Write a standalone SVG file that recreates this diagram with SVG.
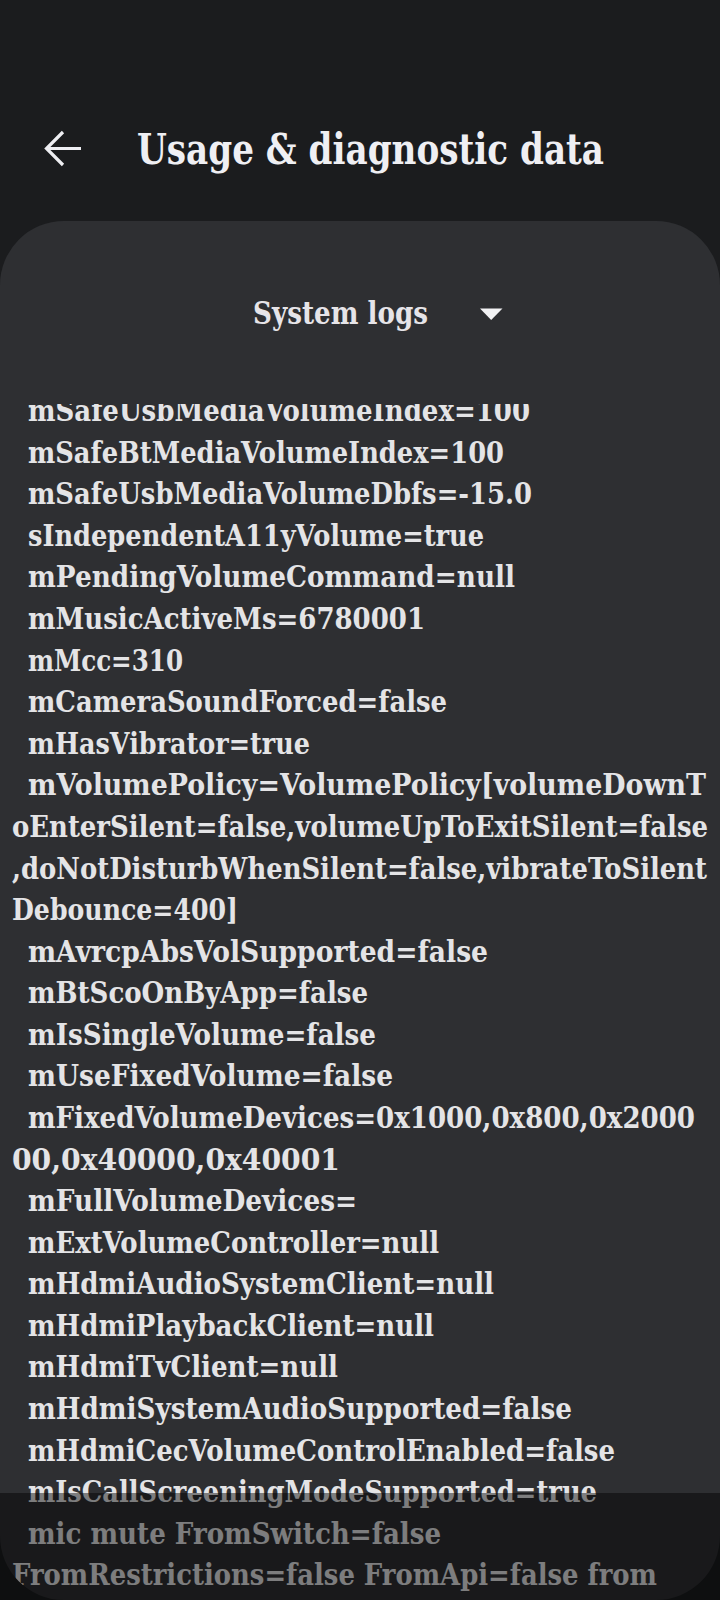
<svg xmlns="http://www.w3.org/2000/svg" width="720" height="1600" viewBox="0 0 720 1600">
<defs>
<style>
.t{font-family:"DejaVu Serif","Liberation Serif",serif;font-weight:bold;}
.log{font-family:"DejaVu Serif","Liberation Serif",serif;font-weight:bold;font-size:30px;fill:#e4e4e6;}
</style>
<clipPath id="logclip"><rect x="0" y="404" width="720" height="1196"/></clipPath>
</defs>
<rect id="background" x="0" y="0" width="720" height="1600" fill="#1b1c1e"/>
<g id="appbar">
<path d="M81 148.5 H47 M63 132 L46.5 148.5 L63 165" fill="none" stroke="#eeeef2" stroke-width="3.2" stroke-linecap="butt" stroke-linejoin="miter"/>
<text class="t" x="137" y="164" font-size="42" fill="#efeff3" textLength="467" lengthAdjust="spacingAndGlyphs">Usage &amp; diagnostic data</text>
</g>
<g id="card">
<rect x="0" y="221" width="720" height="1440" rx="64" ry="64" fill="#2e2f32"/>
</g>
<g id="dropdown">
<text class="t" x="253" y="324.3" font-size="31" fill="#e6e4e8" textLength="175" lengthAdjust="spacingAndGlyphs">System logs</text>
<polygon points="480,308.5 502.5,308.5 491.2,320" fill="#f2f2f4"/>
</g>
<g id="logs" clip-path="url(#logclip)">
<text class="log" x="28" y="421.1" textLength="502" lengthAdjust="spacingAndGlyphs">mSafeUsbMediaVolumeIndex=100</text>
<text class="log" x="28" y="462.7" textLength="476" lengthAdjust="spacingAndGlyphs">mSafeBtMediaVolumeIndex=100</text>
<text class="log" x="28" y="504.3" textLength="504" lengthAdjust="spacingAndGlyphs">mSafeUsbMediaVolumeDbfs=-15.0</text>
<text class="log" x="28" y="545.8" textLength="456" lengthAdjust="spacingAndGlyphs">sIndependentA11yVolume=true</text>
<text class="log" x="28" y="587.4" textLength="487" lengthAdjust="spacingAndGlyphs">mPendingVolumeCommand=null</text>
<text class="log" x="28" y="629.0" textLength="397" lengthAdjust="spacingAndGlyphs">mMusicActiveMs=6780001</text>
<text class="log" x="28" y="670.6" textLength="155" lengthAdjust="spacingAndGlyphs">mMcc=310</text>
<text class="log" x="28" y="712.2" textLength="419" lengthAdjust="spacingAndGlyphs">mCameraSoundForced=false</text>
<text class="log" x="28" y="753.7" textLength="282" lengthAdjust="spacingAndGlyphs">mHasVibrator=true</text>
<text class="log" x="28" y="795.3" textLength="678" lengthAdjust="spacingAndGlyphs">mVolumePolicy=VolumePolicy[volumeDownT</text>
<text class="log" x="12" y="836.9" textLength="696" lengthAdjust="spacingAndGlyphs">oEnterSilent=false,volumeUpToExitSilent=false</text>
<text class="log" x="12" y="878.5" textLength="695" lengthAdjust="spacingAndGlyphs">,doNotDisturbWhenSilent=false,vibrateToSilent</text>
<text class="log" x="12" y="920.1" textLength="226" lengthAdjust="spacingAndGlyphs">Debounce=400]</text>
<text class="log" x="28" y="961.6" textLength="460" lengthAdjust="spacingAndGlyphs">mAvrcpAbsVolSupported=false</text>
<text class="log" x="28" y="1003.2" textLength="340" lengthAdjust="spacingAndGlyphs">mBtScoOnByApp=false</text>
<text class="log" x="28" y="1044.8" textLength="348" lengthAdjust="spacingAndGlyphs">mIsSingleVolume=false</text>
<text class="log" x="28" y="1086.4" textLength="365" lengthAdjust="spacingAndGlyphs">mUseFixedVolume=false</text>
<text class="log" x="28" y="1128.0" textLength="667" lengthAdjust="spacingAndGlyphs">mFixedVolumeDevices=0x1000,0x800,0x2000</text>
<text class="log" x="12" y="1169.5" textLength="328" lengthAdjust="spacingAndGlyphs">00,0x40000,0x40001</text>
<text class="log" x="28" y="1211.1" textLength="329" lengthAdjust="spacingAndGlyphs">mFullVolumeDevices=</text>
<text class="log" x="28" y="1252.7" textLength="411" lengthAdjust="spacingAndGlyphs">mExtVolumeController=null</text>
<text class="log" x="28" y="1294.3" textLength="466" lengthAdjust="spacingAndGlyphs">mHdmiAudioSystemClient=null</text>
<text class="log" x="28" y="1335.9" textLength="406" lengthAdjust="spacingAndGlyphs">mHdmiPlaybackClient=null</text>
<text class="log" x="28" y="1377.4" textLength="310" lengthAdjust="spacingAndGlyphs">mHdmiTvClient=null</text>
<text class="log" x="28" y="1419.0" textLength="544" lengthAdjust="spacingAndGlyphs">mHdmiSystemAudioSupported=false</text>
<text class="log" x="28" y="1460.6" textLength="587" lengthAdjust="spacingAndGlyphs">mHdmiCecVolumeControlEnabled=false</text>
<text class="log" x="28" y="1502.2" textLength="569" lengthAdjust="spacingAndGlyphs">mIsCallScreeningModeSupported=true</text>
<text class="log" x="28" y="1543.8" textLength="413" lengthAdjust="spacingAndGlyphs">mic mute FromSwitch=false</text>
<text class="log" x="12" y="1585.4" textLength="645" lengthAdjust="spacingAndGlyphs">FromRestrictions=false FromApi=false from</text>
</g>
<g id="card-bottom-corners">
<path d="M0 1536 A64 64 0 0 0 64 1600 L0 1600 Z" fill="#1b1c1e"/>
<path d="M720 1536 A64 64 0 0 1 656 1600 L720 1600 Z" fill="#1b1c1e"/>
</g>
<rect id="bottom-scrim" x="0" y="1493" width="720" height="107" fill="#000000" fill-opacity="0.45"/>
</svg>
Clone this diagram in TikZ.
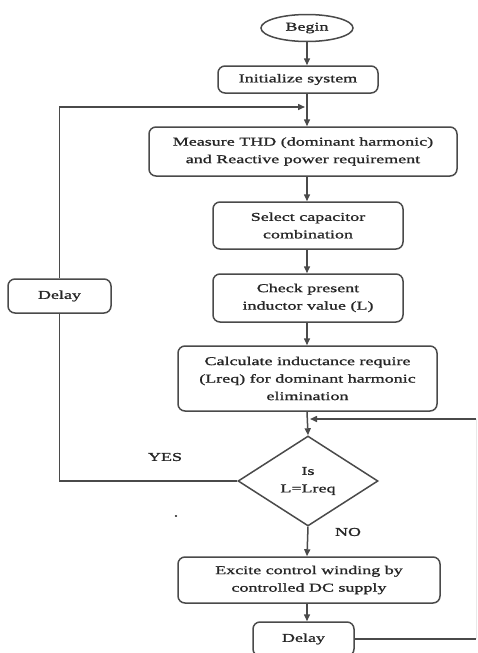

* * * *

- Required task -
The records above are to be quoted exactly, with all pictures left out.

- Result of this exercise -
Write a standalone SVG file that recreates this diagram with SVG.
<svg xmlns="http://www.w3.org/2000/svg" width="720" height="1600" viewBox="0 0 720 1600">
<defs>
<style>
.t{font-family:"DejaVu Serif","Liberation Serif",serif;font-weight:bold;}
.log{font-family:"DejaVu Serif","Liberation Serif",serif;font-weight:bold;font-size:30px;fill:#e4e4e6;}
</style>
<clipPath id="logclip"><rect x="0" y="404" width="720" height="1196"/></clipPath>
</defs>
<rect id="background" x="0" y="0" width="720" height="1600" fill="#1b1c1e"/>
<g id="appbar">
<path d="M81 148.5 H47 M63 132 L46.5 148.5 L63 165" fill="none" stroke="#eeeef2" stroke-width="3.2" stroke-linecap="butt" stroke-linejoin="miter"/>
<text class="t" x="137" y="164" font-size="42" fill="#efeff3" textLength="467" lengthAdjust="spacingAndGlyphs">Usage &amp; diagnostic data</text>
</g>
<g id="card">
<rect x="0" y="221" width="720" height="1440" rx="64" ry="64" fill="#2e2f32"/>
</g>
<g id="dropdown">
<text class="t" x="253" y="324.3" font-size="31" fill="#e6e4e8" textLength="175" lengthAdjust="spacingAndGlyphs">System logs</text>
<polygon points="480,308.5 502.5,308.5 491.2,320" fill="#f2f2f4"/>
</g>
<g id="logs" clip-path="url(#logclip)">
<text class="log" x="28" y="421.1" textLength="502" lengthAdjust="spacingAndGlyphs">mSafeUsbMediaVolumeIndex=100</text>
<text class="log" x="28" y="462.7" textLength="476" lengthAdjust="spacingAndGlyphs">mSafeBtMediaVolumeIndex=100</text>
<text class="log" x="28" y="504.3" textLength="504" lengthAdjust="spacingAndGlyphs">mSafeUsbMediaVolumeDbfs=-15.0</text>
<text class="log" x="28" y="545.8" textLength="456" lengthAdjust="spacingAndGlyphs">sIndependentA11yVolume=true</text>
<text class="log" x="28" y="587.4" textLength="487" lengthAdjust="spacingAndGlyphs">mPendingVolumeCommand=null</text>
<text class="log" x="28" y="629.0" textLength="397" lengthAdjust="spacingAndGlyphs">mMusicActiveMs=6780001</text>
<text class="log" x="28" y="670.6" textLength="155" lengthAdjust="spacingAndGlyphs">mMcc=310</text>
<text class="log" x="28" y="712.2" textLength="419" lengthAdjust="spacingAndGlyphs">mCameraSoundForced=false</text>
<text class="log" x="28" y="753.7" textLength="282" lengthAdjust="spacingAndGlyphs">mHasVibrator=true</text>
<text class="log" x="28" y="795.3" textLength="678" lengthAdjust="spacingAndGlyphs">mVolumePolicy=VolumePolicy[volumeDownT</text>
<text class="log" x="12" y="836.9" textLength="696" lengthAdjust="spacingAndGlyphs">oEnterSilent=false,volumeUpToExitSilent=false</text>
<text class="log" x="12" y="878.5" textLength="695" lengthAdjust="spacingAndGlyphs">,doNotDisturbWhenSilent=false,vibrateToSilent</text>
<text class="log" x="12" y="920.1" textLength="226" lengthAdjust="spacingAndGlyphs">Debounce=400]</text>
<text class="log" x="28" y="961.6" textLength="460" lengthAdjust="spacingAndGlyphs">mAvrcpAbsVolSupported=false</text>
<text class="log" x="28" y="1003.2" textLength="340" lengthAdjust="spacingAndGlyphs">mBtScoOnByApp=false</text>
<text class="log" x="28" y="1044.8" textLength="348" lengthAdjust="spacingAndGlyphs">mIsSingleVolume=false</text>
<text class="log" x="28" y="1086.4" textLength="365" lengthAdjust="spacingAndGlyphs">mUseFixedVolume=false</text>
<text class="log" x="28" y="1128.0" textLength="667" lengthAdjust="spacingAndGlyphs">mFixedVolumeDevices=0x1000,0x800,0x2000</text>
<text class="log" x="12" y="1169.5" textLength="328" lengthAdjust="spacingAndGlyphs">00,0x40000,0x40001</text>
<text class="log" x="28" y="1211.1" textLength="329" lengthAdjust="spacingAndGlyphs">mFullVolumeDevices=</text>
<text class="log" x="28" y="1252.7" textLength="411" lengthAdjust="spacingAndGlyphs">mExtVolumeController=null</text>
<text class="log" x="28" y="1294.3" textLength="466" lengthAdjust="spacingAndGlyphs">mHdmiAudioSystemClient=null</text>
<text class="log" x="28" y="1335.9" textLength="406" lengthAdjust="spacingAndGlyphs">mHdmiPlaybackClient=null</text>
<text class="log" x="28" y="1377.4" textLength="310" lengthAdjust="spacingAndGlyphs">mHdmiTvClient=null</text>
<text class="log" x="28" y="1419.0" textLength="544" lengthAdjust="spacingAndGlyphs">mHdmiSystemAudioSupported=false</text>
<text class="log" x="28" y="1460.6" textLength="587" lengthAdjust="spacingAndGlyphs">mHdmiCecVolumeControlEnabled=false</text>
<text class="log" x="28" y="1502.2" textLength="569" lengthAdjust="spacingAndGlyphs">mIsCallScreeningModeSupported=true</text>
<text class="log" x="28" y="1543.8" textLength="413" lengthAdjust="spacingAndGlyphs">mic mute FromSwitch=false</text>
<text class="log" x="12" y="1585.4" textLength="645" lengthAdjust="spacingAndGlyphs">FromRestrictions=false FromApi=false from</text>
</g>
<g id="card-bottom-corners">
<path d="M0 1536 A64 64 0 0 0 64 1600 L0 1600 Z" fill="#1b1c1e"/>
<path d="M720 1536 A64 64 0 0 1 656 1600 L720 1600 Z" fill="#1b1c1e"/>
</g>
<rect id="bottom-scrim" x="0" y="1493" width="720" height="107" fill="#000000" fill-opacity="0.45"/>
</svg>
Clone this diagram in TikZ.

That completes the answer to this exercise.